→ ENTRIES SHOWN:
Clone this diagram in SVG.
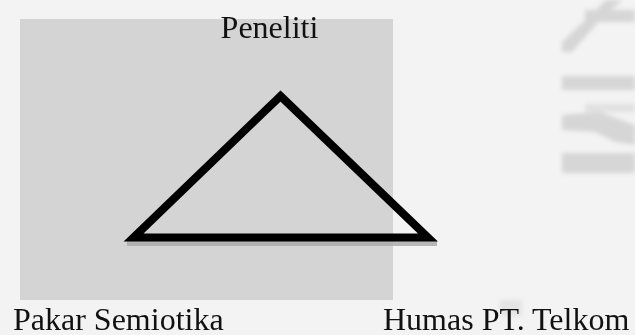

...

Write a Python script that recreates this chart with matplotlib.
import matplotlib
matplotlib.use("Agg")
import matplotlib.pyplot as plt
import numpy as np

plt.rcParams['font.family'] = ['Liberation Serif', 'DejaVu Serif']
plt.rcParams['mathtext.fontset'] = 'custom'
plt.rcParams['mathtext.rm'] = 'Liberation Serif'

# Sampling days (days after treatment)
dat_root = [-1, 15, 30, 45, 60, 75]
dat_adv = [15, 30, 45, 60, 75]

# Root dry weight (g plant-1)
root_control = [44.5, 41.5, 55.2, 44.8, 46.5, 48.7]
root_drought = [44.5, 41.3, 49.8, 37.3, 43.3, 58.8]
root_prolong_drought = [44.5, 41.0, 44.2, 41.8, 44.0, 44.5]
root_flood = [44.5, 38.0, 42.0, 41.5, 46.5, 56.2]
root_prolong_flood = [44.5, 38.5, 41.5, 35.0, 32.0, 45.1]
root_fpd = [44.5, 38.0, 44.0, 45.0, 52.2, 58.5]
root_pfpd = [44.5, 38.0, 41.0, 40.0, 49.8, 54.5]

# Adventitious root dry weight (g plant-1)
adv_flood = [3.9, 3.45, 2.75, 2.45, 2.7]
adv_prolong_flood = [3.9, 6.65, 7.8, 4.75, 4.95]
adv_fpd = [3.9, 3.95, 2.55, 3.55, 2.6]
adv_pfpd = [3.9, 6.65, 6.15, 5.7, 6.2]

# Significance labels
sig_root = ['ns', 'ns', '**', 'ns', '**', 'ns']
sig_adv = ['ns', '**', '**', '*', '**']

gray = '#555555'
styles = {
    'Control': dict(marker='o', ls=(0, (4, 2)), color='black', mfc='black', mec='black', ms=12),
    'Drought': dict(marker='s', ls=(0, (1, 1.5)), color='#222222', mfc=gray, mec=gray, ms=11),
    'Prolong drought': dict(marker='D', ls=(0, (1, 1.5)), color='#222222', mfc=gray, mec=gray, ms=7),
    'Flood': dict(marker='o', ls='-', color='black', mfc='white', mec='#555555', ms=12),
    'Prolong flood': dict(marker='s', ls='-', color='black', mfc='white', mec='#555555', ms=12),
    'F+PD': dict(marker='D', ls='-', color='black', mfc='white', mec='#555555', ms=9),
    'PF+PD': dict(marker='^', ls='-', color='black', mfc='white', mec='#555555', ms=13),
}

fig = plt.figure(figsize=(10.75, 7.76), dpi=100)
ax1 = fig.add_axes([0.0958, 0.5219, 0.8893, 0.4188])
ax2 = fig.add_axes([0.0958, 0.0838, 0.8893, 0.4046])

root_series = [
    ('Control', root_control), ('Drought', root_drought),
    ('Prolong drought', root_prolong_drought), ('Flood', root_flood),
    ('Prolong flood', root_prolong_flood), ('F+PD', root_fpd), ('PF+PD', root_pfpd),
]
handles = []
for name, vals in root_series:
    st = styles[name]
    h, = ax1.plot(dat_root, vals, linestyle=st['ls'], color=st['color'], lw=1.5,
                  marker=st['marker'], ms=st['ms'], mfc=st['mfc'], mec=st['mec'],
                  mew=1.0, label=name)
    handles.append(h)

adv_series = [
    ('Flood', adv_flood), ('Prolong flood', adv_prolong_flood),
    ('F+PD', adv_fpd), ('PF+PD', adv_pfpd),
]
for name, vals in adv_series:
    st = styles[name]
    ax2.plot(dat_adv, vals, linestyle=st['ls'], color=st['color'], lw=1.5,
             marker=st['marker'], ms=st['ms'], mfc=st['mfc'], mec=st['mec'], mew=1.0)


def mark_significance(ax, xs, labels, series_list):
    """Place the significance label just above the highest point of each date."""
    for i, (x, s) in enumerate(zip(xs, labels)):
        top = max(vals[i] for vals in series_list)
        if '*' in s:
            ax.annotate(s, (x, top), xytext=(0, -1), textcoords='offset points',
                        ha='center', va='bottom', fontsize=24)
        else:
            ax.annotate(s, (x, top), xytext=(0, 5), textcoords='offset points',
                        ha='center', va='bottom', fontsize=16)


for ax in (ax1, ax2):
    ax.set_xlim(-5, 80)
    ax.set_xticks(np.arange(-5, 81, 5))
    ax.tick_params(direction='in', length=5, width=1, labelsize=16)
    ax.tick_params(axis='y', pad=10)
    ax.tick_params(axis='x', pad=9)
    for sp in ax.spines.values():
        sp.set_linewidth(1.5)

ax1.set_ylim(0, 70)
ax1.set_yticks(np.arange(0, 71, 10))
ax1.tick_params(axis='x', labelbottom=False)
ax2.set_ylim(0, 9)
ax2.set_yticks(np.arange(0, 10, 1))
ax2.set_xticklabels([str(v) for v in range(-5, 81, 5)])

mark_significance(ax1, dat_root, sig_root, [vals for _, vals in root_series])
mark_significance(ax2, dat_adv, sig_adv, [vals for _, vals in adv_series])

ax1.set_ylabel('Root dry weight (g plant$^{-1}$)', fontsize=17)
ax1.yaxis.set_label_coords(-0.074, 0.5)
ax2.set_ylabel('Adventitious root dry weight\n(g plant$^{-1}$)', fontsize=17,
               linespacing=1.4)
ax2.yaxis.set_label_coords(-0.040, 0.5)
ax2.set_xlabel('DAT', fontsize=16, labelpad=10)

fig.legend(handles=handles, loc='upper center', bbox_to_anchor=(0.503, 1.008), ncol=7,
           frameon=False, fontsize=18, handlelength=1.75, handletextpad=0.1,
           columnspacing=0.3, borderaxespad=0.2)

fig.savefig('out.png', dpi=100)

→ OBJECTIVE: Only a number is wanted: how many lines of the material above hold "this"?

→ FINAL ANSWER: 2